In January of this year, Wang published a long investigative article exposing the plight of workers in a factory in his hometown, Yangzhou, a city of about one million. According to Wang, in 2004 the local government sold the profitable state-owned textile factory to a real estate developer from Shenzhen. Worker-equity shares were bought for 30 percent of their actual value, and then more than a thousand workers were laid off after mismanagement of the factory led to losses.
In July 2004, the workers went on strike. In what Wang calls an agitation without precedent in the history of Yangzhou, the workers obstructed a major highway, halted bus traffic and attacked the gates of local government buildings.
Wang told me that he was helping the workers to sue the local government. "People claim," he said, "that the market will automatically force the state to become more democratic. But this is baseless. We only have to think about the alliance of elites formed in the process of privatization. The state will change only when it is under pressure from a large social force, like the workers and peasants."
By conventional accounts, President Hu is a traditional reformist Chinese Communist leader, supporting policies that would improve the lives of his impoverished people, achieve greater transparency in governmental activities, while retaining the party's monopoly on power. He has reportedly called Gorbachev a betrayer of socialism, and has aggressively suppressed political dissent.
But does Hu believe that he can accomplish his goals by recourse to the tried, true, and consistently flawed methods of the state security forces, the party apparat and popular sentiment, as filtered through state controlled media? Mao manipulated these levers, and incited the masses by urging them to attain impossible, utopian dreams, leading to the catastrophic excesses of the Great Leap Forward and the Cultural Revolution. Deng had a gentler touch, and released the entrepreneurial energies of the elite, but left most people defensiveless in the face of a sinister, covert network of developers, business owners, investors and Marxist-Leninist bureaucrats.
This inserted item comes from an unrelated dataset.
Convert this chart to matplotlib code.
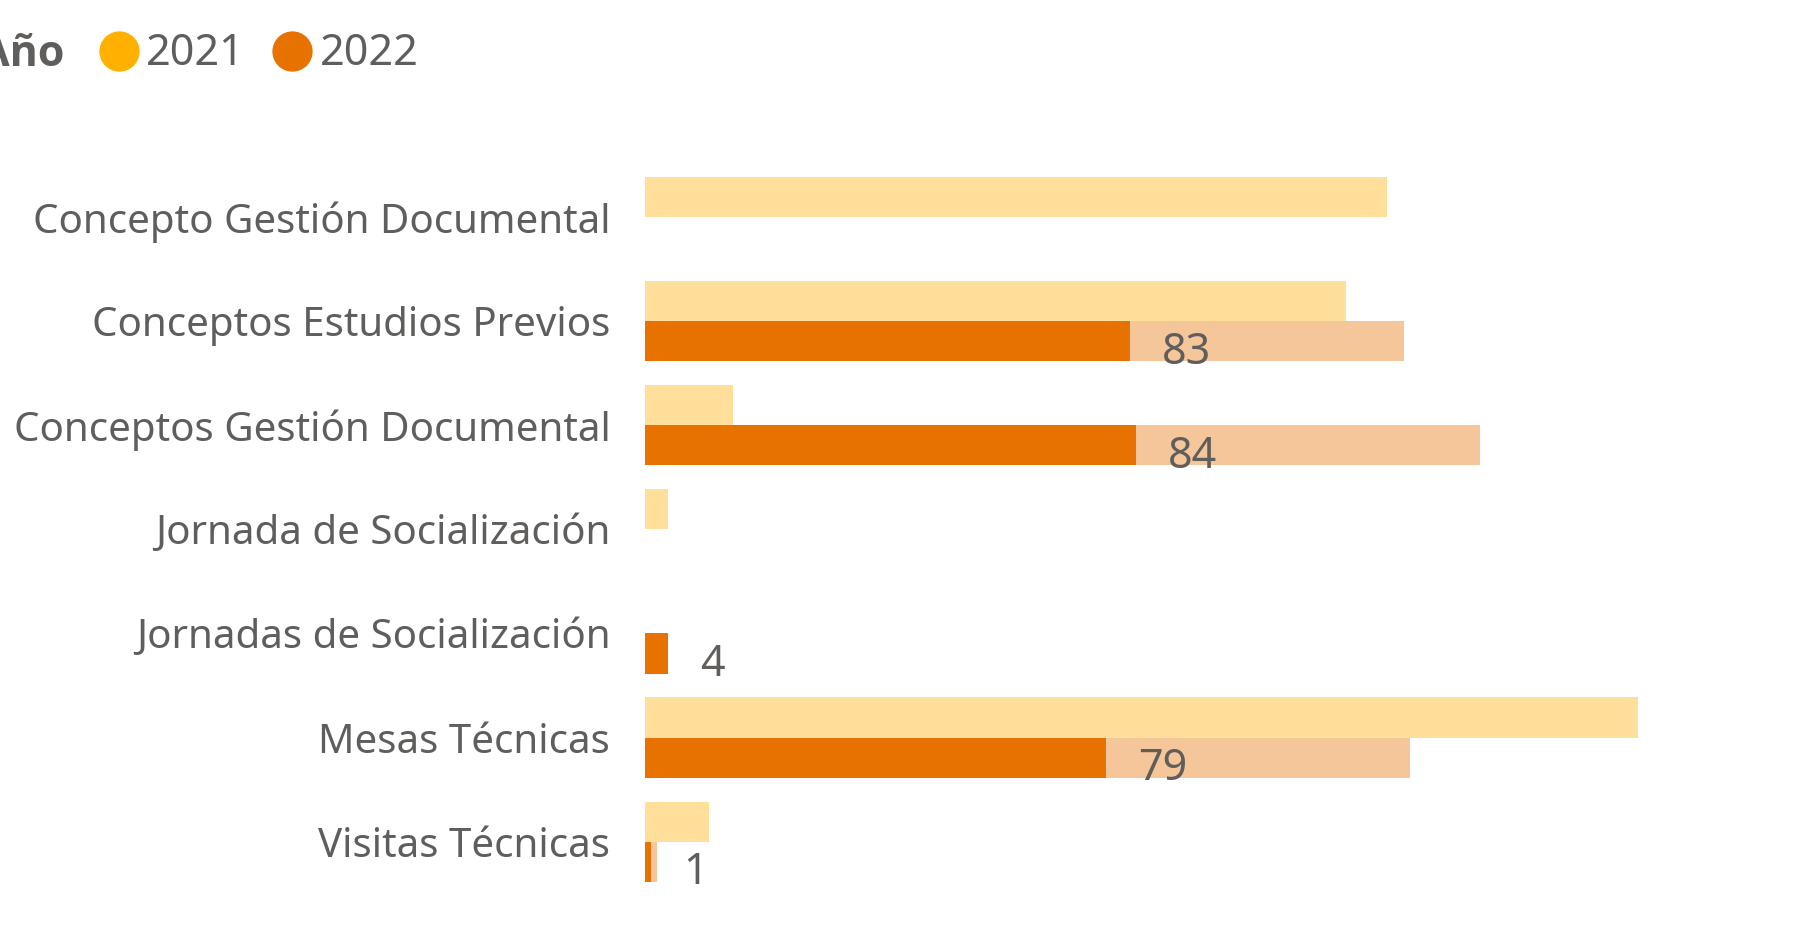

Now, Hu is moving to shatter it, recognizing that it has substituted itself for the rule of the party and the state, but what will replace it? Hu maligns Gorbachev, but he must be aware that when Gorbachev dismantled state socialism, he also destroyed the legitimacy of the military and security services and, hence, the institutions that protected the party from the hurricane of popular discontent.
If Hu moderates his social welfare and anti-corruption efforts, there is the peril that it will fail, engendering more public dissatisfaction, and, potentially, even more violent unrest. If he presses ahead with a firm resolve, there is the possibility, as with Gorbachev, that the remaining authority of the party will dissolve.
Wang Hui hints at a path to a solution, the creation of a social system based upon the more benevolent aspects of Chinese history: Even the imperial dynasties that ruled China kept a balance between rich and poor areas through taxes and almsgiving. Most leaders understand that radical political change is facilitated by inscribing it within their country's history and culture. In Venezuela, Hugo Chavez has gone much further than Hu, but it is no accident that he has identified Simon Bolivar as the touchstone for his political movement.